>> start SOURCE RECORDS

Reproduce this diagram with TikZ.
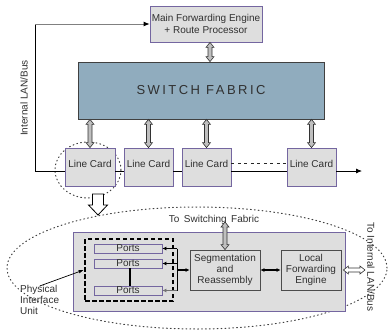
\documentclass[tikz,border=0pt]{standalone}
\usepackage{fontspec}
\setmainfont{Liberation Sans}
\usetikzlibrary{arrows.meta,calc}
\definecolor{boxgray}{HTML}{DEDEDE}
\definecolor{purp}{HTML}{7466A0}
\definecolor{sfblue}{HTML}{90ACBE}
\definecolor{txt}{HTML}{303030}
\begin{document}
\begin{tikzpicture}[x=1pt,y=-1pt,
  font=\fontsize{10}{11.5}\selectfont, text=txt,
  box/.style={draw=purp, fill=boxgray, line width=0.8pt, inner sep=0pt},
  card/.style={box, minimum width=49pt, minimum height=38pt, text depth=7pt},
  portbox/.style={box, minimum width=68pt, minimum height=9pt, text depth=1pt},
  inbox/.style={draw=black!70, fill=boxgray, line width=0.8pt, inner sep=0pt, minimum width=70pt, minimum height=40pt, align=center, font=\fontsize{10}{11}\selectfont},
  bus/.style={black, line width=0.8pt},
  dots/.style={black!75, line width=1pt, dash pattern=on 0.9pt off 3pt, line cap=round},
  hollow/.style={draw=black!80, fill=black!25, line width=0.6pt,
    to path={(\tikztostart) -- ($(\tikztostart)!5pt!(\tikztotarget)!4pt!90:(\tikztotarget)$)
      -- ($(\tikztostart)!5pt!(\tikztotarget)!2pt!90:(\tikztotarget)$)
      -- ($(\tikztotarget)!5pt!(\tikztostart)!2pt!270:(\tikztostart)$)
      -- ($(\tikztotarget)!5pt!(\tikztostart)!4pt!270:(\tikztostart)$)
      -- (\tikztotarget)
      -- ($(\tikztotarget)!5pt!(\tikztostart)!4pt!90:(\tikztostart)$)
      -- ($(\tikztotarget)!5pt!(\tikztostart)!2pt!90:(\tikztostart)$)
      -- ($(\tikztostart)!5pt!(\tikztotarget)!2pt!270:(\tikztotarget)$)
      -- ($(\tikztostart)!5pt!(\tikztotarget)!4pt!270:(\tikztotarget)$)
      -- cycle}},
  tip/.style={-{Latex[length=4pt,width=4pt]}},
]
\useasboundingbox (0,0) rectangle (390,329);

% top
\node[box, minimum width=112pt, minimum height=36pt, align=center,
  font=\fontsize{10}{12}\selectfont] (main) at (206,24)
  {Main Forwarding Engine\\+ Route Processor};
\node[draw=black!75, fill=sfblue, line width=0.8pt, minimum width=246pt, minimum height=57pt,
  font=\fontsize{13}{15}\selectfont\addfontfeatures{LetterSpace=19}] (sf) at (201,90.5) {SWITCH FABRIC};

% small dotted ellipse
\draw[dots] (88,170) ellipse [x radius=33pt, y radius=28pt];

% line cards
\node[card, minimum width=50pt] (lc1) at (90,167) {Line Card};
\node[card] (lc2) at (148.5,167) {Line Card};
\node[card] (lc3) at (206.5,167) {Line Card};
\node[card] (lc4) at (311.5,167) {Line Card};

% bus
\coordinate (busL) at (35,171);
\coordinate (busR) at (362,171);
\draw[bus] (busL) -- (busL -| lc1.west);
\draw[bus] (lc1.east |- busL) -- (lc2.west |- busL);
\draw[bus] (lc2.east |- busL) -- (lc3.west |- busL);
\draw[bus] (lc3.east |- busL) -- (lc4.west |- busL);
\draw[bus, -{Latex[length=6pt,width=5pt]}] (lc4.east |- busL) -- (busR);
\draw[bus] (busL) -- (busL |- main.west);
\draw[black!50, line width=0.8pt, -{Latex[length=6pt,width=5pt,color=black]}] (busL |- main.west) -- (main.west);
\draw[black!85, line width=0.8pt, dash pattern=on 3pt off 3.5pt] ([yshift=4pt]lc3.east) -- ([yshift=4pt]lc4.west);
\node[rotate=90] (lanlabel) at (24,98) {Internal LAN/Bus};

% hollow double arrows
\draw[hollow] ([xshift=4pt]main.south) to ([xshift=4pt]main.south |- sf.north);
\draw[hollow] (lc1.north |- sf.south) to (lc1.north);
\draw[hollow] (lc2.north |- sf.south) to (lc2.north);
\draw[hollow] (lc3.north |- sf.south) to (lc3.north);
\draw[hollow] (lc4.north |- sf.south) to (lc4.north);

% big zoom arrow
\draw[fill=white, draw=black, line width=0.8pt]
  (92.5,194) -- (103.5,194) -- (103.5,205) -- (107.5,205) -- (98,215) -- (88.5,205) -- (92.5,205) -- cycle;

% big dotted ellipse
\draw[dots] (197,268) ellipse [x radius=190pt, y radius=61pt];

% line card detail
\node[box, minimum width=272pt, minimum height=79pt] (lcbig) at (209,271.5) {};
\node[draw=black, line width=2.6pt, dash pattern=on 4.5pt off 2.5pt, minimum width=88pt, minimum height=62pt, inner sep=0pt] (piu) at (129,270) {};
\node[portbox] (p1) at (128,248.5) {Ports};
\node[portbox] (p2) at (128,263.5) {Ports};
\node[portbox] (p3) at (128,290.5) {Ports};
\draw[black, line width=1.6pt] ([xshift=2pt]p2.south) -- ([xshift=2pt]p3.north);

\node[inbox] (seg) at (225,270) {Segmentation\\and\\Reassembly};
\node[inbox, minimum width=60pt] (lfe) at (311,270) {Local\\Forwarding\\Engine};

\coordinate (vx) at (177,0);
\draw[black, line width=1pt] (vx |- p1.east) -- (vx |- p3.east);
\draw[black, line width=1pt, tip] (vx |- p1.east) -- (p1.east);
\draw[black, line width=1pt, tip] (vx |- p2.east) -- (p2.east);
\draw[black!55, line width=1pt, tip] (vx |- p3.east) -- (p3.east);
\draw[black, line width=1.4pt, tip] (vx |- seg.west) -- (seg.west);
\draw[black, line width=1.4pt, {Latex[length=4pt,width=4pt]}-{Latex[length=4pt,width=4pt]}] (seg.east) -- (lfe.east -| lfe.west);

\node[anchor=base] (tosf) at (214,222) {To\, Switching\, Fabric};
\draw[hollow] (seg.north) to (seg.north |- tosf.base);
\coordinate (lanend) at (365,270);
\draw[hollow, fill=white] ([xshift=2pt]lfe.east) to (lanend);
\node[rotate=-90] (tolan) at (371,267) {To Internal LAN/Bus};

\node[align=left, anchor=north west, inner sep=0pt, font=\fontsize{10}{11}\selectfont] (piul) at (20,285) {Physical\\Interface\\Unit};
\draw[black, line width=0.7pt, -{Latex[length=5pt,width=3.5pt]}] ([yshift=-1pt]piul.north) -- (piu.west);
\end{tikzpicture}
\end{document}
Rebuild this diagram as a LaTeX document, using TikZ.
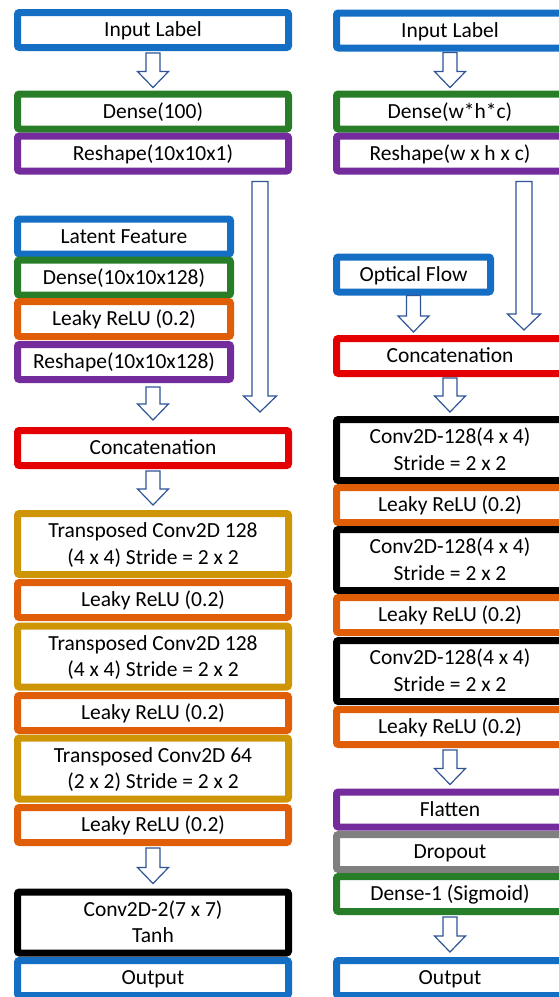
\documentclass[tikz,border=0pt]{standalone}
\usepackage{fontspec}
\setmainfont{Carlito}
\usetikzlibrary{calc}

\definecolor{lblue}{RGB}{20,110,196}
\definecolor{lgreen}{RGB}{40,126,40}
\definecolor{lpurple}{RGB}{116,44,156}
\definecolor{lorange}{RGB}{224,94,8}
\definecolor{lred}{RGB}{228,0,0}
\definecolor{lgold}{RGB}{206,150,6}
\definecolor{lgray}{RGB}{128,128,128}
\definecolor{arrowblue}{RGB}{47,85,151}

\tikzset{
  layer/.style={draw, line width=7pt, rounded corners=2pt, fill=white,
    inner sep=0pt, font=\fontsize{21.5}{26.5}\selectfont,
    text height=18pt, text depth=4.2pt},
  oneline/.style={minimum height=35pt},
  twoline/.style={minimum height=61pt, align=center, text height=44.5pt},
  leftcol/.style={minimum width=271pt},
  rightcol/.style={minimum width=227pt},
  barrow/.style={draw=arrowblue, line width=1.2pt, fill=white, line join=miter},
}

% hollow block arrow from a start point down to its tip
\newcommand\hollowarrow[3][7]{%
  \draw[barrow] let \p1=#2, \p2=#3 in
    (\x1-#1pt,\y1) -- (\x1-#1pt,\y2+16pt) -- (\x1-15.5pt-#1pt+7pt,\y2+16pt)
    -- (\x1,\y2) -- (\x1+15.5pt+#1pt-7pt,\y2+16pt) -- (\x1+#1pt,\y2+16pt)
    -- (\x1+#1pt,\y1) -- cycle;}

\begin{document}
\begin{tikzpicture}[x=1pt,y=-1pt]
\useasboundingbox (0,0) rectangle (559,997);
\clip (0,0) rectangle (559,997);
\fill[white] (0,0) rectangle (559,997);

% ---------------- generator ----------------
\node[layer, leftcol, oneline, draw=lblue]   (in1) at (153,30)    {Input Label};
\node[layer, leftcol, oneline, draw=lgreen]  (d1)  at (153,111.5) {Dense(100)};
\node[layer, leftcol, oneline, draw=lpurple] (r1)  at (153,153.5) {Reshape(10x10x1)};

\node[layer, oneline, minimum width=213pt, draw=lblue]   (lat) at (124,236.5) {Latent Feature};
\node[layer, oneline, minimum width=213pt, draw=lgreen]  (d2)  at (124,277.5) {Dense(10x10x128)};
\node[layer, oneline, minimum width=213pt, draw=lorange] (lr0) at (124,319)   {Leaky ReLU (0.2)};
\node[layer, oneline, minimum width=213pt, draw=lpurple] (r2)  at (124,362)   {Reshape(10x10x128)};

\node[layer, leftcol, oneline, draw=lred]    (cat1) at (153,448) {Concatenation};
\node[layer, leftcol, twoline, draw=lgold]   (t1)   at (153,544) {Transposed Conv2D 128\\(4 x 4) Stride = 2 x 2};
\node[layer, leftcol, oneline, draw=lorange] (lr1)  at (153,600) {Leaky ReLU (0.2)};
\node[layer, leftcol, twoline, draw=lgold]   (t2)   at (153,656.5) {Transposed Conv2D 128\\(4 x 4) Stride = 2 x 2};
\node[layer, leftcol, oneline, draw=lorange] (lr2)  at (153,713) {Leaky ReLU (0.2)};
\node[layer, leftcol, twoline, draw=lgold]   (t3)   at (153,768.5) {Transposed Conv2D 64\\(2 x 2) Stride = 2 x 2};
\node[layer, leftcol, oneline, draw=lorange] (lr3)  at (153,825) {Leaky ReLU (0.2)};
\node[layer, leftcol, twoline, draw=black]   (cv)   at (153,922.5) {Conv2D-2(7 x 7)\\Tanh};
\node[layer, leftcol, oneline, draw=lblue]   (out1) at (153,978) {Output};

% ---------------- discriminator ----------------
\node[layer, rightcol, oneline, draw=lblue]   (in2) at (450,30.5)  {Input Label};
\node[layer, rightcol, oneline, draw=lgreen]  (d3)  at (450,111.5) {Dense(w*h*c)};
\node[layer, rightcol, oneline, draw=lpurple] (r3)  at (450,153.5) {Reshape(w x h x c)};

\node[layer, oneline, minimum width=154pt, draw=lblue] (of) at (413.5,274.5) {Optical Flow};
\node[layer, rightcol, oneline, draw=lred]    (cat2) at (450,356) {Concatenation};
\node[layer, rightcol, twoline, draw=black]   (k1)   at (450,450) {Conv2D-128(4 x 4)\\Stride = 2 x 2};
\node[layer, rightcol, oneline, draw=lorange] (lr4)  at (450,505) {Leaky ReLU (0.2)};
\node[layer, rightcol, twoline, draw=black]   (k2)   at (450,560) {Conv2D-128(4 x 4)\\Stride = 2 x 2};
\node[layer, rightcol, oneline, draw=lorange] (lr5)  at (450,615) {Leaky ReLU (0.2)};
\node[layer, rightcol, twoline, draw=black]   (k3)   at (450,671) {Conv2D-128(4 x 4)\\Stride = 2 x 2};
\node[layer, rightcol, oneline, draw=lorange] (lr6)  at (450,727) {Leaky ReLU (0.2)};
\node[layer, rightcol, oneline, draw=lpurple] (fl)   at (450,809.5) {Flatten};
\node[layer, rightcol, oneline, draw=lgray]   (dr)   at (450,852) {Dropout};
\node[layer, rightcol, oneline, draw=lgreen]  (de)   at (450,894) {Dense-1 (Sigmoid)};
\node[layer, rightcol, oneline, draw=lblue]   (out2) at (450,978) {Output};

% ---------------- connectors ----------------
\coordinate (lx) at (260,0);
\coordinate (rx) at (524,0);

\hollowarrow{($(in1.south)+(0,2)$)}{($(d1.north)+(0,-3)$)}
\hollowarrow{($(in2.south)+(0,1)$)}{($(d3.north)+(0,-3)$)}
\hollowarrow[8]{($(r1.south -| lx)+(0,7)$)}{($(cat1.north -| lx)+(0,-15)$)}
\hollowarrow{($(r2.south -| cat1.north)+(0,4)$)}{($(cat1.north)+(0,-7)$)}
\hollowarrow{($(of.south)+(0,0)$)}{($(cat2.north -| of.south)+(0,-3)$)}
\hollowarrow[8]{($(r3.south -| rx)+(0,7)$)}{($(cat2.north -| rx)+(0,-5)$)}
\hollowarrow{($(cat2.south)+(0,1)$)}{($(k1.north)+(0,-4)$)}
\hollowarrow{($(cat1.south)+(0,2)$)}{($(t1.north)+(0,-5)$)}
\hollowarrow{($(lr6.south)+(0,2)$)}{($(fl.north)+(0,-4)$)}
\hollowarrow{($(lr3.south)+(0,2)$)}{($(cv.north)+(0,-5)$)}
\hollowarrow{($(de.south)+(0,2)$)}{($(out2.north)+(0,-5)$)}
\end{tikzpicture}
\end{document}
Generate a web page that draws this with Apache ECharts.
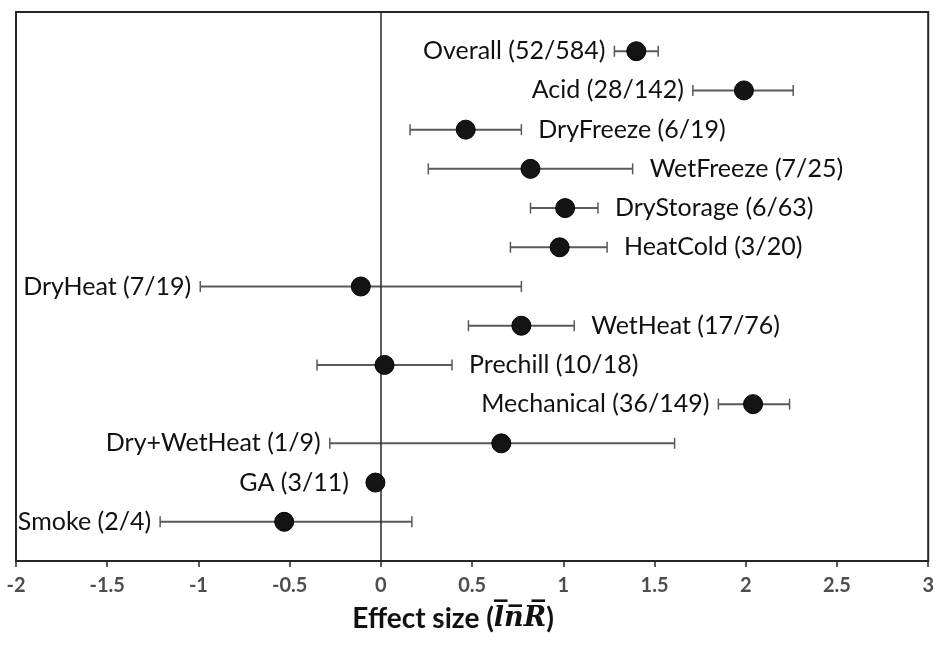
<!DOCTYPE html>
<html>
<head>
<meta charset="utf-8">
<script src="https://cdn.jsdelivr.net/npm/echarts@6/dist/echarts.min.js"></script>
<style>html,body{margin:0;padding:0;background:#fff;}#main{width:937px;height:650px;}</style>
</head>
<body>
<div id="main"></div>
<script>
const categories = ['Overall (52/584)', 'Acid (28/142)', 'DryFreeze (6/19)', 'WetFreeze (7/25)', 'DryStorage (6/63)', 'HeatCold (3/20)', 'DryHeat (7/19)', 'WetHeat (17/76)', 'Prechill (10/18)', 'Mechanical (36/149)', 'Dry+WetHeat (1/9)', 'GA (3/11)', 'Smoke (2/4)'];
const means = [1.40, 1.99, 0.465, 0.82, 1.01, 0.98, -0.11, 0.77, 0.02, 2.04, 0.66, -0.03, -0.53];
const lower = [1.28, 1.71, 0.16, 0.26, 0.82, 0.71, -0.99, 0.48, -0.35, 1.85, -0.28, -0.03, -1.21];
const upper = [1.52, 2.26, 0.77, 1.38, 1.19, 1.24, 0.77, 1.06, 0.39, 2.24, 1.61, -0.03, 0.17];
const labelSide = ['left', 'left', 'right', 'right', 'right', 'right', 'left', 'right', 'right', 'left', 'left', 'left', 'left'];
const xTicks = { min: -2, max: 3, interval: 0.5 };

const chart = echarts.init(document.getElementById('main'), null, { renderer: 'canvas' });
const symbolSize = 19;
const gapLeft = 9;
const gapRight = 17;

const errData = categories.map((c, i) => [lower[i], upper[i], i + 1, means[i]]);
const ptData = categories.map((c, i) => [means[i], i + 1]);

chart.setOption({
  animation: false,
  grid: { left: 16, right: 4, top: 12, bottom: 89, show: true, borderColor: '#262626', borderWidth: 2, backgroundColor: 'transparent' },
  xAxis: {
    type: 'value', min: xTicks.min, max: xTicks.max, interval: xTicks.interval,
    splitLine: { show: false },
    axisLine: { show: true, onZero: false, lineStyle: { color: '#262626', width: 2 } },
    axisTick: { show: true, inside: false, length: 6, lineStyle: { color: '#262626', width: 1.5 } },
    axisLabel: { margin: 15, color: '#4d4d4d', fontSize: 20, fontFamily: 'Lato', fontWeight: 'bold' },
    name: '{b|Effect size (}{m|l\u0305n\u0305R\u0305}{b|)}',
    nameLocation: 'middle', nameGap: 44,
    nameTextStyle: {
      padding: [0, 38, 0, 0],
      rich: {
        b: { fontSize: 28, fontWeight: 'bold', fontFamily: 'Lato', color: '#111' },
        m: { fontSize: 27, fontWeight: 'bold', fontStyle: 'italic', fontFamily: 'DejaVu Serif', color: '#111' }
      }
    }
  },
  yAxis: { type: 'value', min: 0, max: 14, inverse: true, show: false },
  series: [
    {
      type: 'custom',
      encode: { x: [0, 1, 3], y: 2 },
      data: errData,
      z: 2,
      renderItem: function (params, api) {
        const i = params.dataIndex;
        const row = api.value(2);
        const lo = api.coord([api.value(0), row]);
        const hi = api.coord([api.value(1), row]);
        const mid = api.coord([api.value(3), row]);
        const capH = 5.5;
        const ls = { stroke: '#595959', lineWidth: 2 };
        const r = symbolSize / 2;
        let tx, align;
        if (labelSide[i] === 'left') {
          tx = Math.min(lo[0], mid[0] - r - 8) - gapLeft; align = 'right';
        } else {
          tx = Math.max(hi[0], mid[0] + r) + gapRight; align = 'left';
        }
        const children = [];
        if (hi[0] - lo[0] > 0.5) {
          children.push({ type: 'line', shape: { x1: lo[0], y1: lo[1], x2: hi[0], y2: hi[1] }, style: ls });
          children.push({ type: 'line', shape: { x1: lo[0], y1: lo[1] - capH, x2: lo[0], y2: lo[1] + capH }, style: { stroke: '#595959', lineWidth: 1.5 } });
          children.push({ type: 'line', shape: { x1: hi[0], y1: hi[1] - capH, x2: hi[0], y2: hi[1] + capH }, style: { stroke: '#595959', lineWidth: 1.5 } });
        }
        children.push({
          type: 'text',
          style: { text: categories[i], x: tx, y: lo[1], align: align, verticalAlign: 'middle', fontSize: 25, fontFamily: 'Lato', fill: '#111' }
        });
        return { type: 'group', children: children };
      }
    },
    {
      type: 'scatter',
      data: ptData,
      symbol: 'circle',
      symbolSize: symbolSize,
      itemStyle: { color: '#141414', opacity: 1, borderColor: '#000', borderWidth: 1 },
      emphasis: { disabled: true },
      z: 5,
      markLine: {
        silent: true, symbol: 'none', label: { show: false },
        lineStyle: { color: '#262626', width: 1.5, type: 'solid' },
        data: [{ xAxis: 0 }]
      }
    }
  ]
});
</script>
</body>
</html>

>> end SOURCE RECORDS

§ GIVEN EXERCISE:
Reproduce exactly the run of lines that opens the listing and closes with the line holding "(0,0) rectangle (390,329);". Pictures are excluded.

§ EXERCISE RESPONSE:
Reproduce this diagram with TikZ.
\documentclass[tikz,border=0pt]{standalone}
\usepackage{fontspec}
\setmainfont{Liberation Sans}
\usetikzlibrary{arrows.meta,calc}
\definecolor{boxgray}{HTML}{DEDEDE}
\definecolor{purp}{HTML}{7466A0}
\definecolor{sfblue}{HTML}{90ACBE}
\definecolor{txt}{HTML}{303030}
\begin{document}
\begin{tikzpicture}[x=1pt,y=-1pt,
  font=\fontsize{10}{11.5}\selectfont, text=txt,
  box/.style={draw=purp, fill=boxgray, line width=0.8pt, inner sep=0pt},
  card/.style={box, minimum width=49pt, minimum height=38pt, text depth=7pt},
  portbox/.style={box, minimum width=68pt, minimum height=9pt, text depth=1pt},
  inbox/.style={draw=black!70, fill=boxgray, line width=0.8pt, inner sep=0pt, minimum width=70pt, minimum height=40pt, align=center, font=\fontsize{10}{11}\selectfont},
  bus/.style={black, line width=0.8pt},
  dots/.style={black!75, line width=1pt, dash pattern=on 0.9pt off 3pt, line cap=round},
  hollow/.style={draw=black!80, fill=black!25, line width=0.6pt,
    to path={(\tikztostart) -- ($(\tikztostart)!5pt!(\tikztotarget)!4pt!90:(\tikztotarget)$)
      -- ($(\tikztostart)!5pt!(\tikztotarget)!2pt!90:(\tikztotarget)$)
      -- ($(\tikztotarget)!5pt!(\tikztostart)!2pt!270:(\tikztostart)$)
      -- ($(\tikztotarget)!5pt!(\tikztostart)!4pt!270:(\tikztostart)$)
      -- (\tikztotarget)
      -- ($(\tikztotarget)!5pt!(\tikztostart)!4pt!90:(\tikztostart)$)
      -- ($(\tikztotarget)!5pt!(\tikztostart)!2pt!90:(\tikztostart)$)
      -- ($(\tikztostart)!5pt!(\tikztotarget)!2pt!270:(\tikztotarget)$)
      -- ($(\tikztostart)!5pt!(\tikztotarget)!4pt!270:(\tikztotarget)$)
      -- cycle}},
  tip/.style={-{Latex[length=4pt,width=4pt]}},
]
\useasboundingbox (0,0) rectangle (390,329);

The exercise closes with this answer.